• [Task requirements] Output the lines from the top of the entries below to the line with "neem = [4.68, 15.31, 23.89]", both included, exactly and without pictures.

Entries with chart source code:
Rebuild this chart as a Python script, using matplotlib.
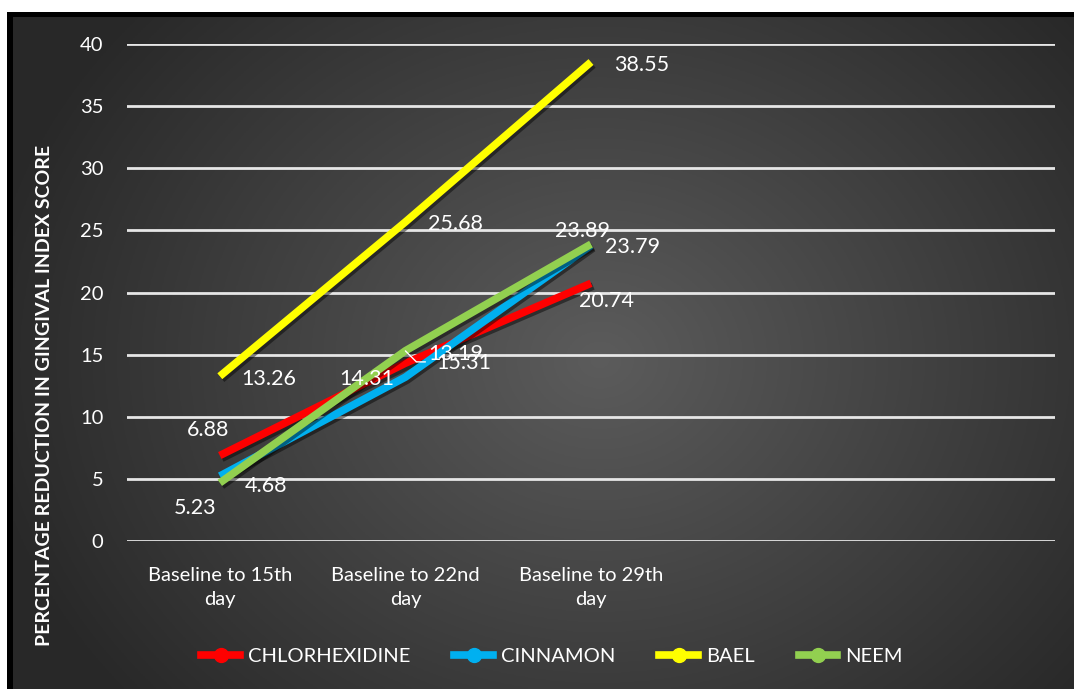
import numpy as np
import matplotlib.pyplot as plt
import matplotlib.patheffects as pe
from matplotlib.patches import Rectangle
from matplotlib.lines import Line2D

plt.rcParams['font.family'] = ['Lato', 'DejaVu Sans']

# --- data ---
categories = ['Baseline to 15th\nday', 'Baseline to 22nd\nday', 'Baseline to 29th\nday']
chlorhexidine = [6.88, 14.31, 20.74]
cinnamon = [5.23, 13.19, 23.79]
bael = [13.26, 25.68, 38.55]
neem = [4.68, 15.31, 23.89]

series = [
    ('CHLORHEXIDINE', chlorhexidine, '#ff0000'),
    ('CINNAMON', cinnamon, '#00b0f0'),
    ('BAEL', bael, '#ffff00'),
    ('NEEM', neem, '#92d050'),
]

# label offsets in pixels (dx right, dy up) per series / point
offsets = {
    'CHLORHEXIDINE': [(-12, 26), (-39, -16), (15, -18)],
    'CINNAMON': [(-25, -32), (50, 23), (42, -2)],
    'BAEL': [(49, -3), (50, -2), (51, -3)],
    'NEEM': [(46, -3), (58, -12), (-8, 13)],
}

W, H, DPI = 1074, 689, 100
fig = plt.figure(figsize=(W / DPI, H / DPI), dpi=DPI, facecolor='white')

# black frame + radial gradient background
fig.patches.append(Rectangle((7 / W, 0), 1, 1 - 12 / H, transform=fig.transFigure,
                             facecolor='black', edgecolor='none', zorder=-5))
bx0, by0, bx1, by1 = 13, 17, W, H
bg = fig.add_axes([bx0 / W, 0, (bx1 - bx0) / W, 1 - by0 / H], zorder=0)
gx, gy = np.meshgrid(np.linspace(bx0, bx1, 400), np.linspace(by0, by1, 260))
r = np.sqrt(((gx - 600) / 620) ** 2 + ((gy - 360) / 520) ** 2)
val = np.clip(0.36 - 0.20 * r, 0.16, 0.36)
bg.imshow(np.dstack([val, val, val]), aspect='auto', extent=[0, 1, 0, 1])
bg.set_axis_off()

ax = fig.add_axes([127 / W, 1 - 541 / H, 928 / W, (541 - 44) / H], zorder=1)
ax.patch.set_visible(False)
x = np.arange(len(categories))

px2pt = 72 / DPI
for name, vals, color in series:
    ax.plot(x, vals, color=color, lw=5.5, solid_capstyle='butt', solid_joinstyle='round',
            path_effects=[pe.SimpleLineShadow(offset=(1.5, -2), alpha=0.45, shadow_color='black'),
                          pe.Normal()], zorder=3)
    for i, v in enumerate(vals):
        dx, dy = offsets[name][i]
        ax.annotate(f'{v:.2f}', (x[i], v), xytext=(dx * px2pt, dy * px2pt),
                    textcoords='offset points', ha='center', va='center',
                    color='white', fontsize=15.5, zorder=5)

# leader line for 13.19
ax.annotate('', xy=(1, 15.3), xytext=(20 * px2pt, -11 * px2pt), textcoords='offset points',
            arrowprops=dict(arrowstyle='-', color='white', lw=1, shrinkA=0, shrinkB=0,
                            connectionstyle='angle,angleA=0,angleB=-45,rad=0'))

ax.set_xlim(-0.5, 4.5)
ax.set_ylim(0, 40)
ax.set_yticks(np.arange(0, 41, 5))
ax.set_xticks(x)
ax.set_xticklabels(categories, color='white', fontsize=14.5, linespacing=1.45)
ax.tick_params(axis='y', colors='white', labelsize=14.5, length=0, pad=17)
ax.tick_params(axis='x', length=0, pad=19)
ax.yaxis.grid(True, color='#e6e6e6', lw=2)
ax.set_axisbelow(True)
for s in ax.spines.values():
    s.set_visible(False)

fig.text(45 / W, 1 - 395 / H, 'PERCENTAGE REDUCTION IN GINGIVAL INDEX SCORE',
         rotation=90, ha='center', va='center', color='white', fontsize=14, fontweight='bold')

handles = [Line2D([0], [0], color=c, lw=5.5, marker='o', markersize=10,
                  markerfacecolor=c, markeredgecolor=c) for _, _, c in series]
fig.legend(handles, [n for n, _, _ in series], loc='center', bbox_to_anchor=(552 / W, 1 - 656 / H),
           ncol=4, frameon=False, fontsize=14.5, labelcolor='white', handlelength=1.9,
           handletextpad=0.4, columnspacing=2.2)

fig.savefig('out.png', dpi=DPI, facecolor='white')
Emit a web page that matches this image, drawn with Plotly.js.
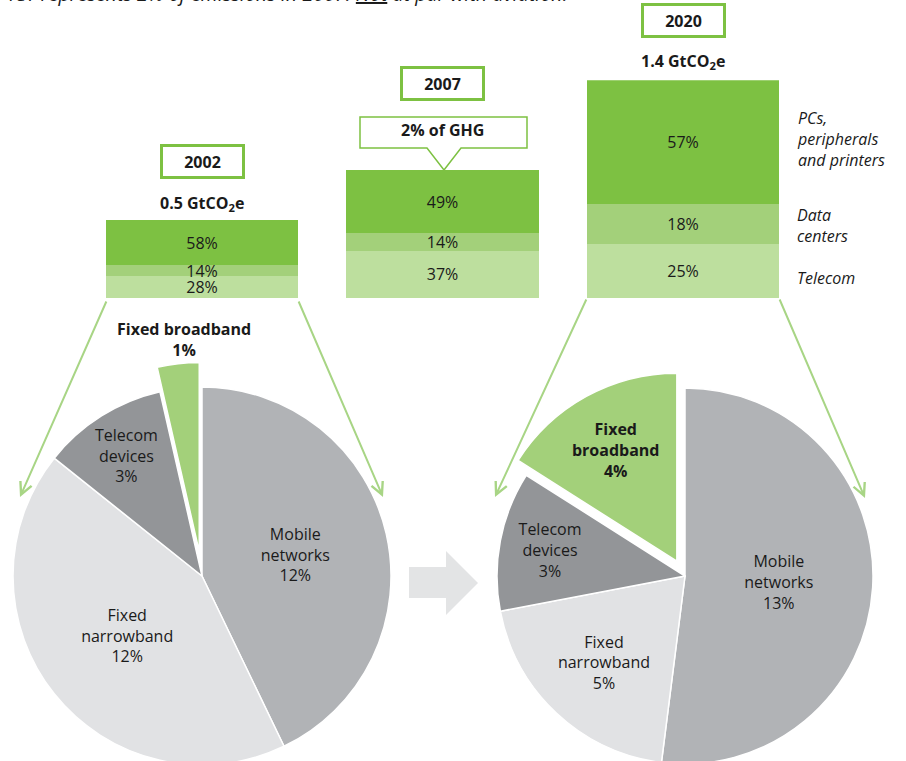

• [Solution to the exercise]
Rebuild this chart as a Python script, using matplotlib.
import numpy as np
import matplotlib.pyplot as plt
import matplotlib.patheffects as pe
from matplotlib.patches import Rectangle
from matplotlib.lines import Line2D

plt.rcParams['font.family'] = ['Lato', 'DejaVu Sans']

# --- data ---
categories = ['Baseline to 15th\nday', 'Baseline to 22nd\nday', 'Baseline to 29th\nday']
chlorhexidine = [6.88, 14.31, 20.74]
cinnamon = [5.23, 13.19, 23.79]
bael = [13.26, 25.68, 38.55]
neem = [4.68, 15.31, 23.89]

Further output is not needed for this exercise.